Pvblic Affair
Konstruksi tradisional
Pvblic Affair (PA) idenya lahir sekitar tahun 2010. Namun, "Kami meluncurkan koleksi pertama sekitar Januari 2011," kata Sulung Koesuma (31) yang mendirikan PA bersama rekannya, Yenda (29). Sejak kuliah, Sulung memang sudah punya mimpi memiliki merek untuk alas kaki. "Saya besar di golden era sneakers. Jadi, semua dimulai dari love affair terhadap sneakers. Kebetulan, Yenda juga pencinta sepatu. Kami pun sepakat ber-partner membentuk PA."
Dari kata love affair itulah, Sulung dan Yenda menamakan produk mereka Pvblic Affair. "Affair itu, kan, sesuatu yang personal. Sementara public sifatnya umum dan luas." Penulisan kata "public" pun tidak memakai huruf u, tapi v. "Waktu saya bikin logo awal Pvblic Affair, saya lagi tergila-gila pada Yunani dan alfabet Yunani Kuno. Pas mendesain logo, ternyata pemakaian huruf v lebih menarik."
Sulung yang memiliki latar belakang di bidang desain dan Yenda di dunia marketing lantas menjadi tim yang solid. Di tangan mereka, PA menawarkan sepatu dengan konstruksi kuat. "Sepatu kami dibuat dengan salah satu konstruksi sepatu tradisional khusus pria, yaitu Goodyear Welted. Bagian muka dijahit dulu terpisah, baru digabung dengan layer terakhir. Di tengahnya, disisipi semacam campuran pasta dengan cork."
Namun karena bahan-bahan berkualitas masih didatangkan dari luar negeri, konsumen PA mesti membayar dengan harga sepadan, mulai dari Rp 1,3 juta hingga Rp 1,8 juta. "Kami ingin dihargai dari sisi karya dan ide. Makanya berani buat sepatu dengan konstruksi yang benar."
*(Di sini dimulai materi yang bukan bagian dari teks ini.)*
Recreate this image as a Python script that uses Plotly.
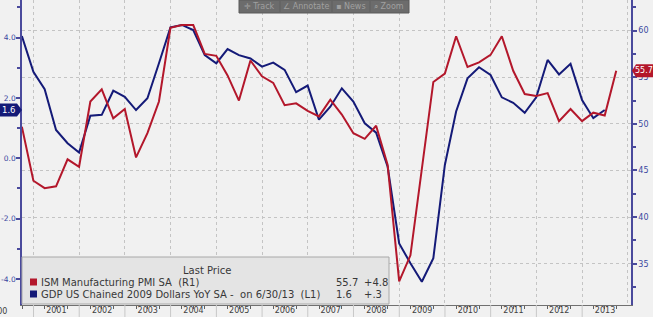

Kendati termasuk mahal, pasar PA bergerak cepat. "Koleksi kedua sudah berjalan hampir sebulan dan responsnya sangat baik," kata Sulung senang. Melihat konsumen memakai produk PA, diakui Sulung, menimbulkan rasa puas tersendiri. Prospek PA yang bersegmentasi pria juga sangat baik. "Peluang masih amat besar di fashion laki-laki."
Dari sekadar iseng, Agnes Tandia (23) coba-coba menangkap peluang bisnis. Perca kain batik ia sulap jadi sepatu cantik. Kegiatan ini ia tekuni saat kuliah tingkat tiga Kriya Tekstil Fakultas Seni Rupa dan Desain ITB. "Bermodal Rp 600 ribu awalnya saya bikin jaket batik untuk nambah uang saku." Saat dipakai ke kampus, jaket dua sisi yang bermotif batik dan polos langsung mencuri perhatian. Sisa perca batik dari pembuatan jaket itu lalu dipakai Agnes untuk membuat sepatu. Bingung melabelkan merek, nama Kulkith spontan tercetus. Nama ini berasal dari lafal cool kid. "Biar beda, ditulisnya begitu. Bahasa anak muda lah," ungkap Agnes yang menganggap nama Kulkith tak punya arti khusus.
Bukan tak sengaja Agnes menggunakan batik untuk karyanya. "Tiap kain punya arti dan filosofi tersendiri. Selain proses bikinnya susah dan lama, pemakaiannya juga ada aturannya. Lama-lama saya jatuh cinta," ujar anak sulung dari tiga bersaudara ini. "Jarang anak muda mau pakai batik tiap hari. Tapi, kalau muncul di model sepatu yang kasual, batik pun bisa dipakai sehari-hari," ucap mahasiswi S2 Fashion Digital ITB ini.
Ciri khas Kulkith adalah penggunaan kain batik tulis dan cap, bukan batik print karena mudah luntur. Model dan desainnya murni kreasi Agnes. Sepatu batik seri Greyscale, dengan model Lace Up Shoes adalah produksi pertamanya. "Sengaja dibuat eksklusif dan jumlahnya terbatas."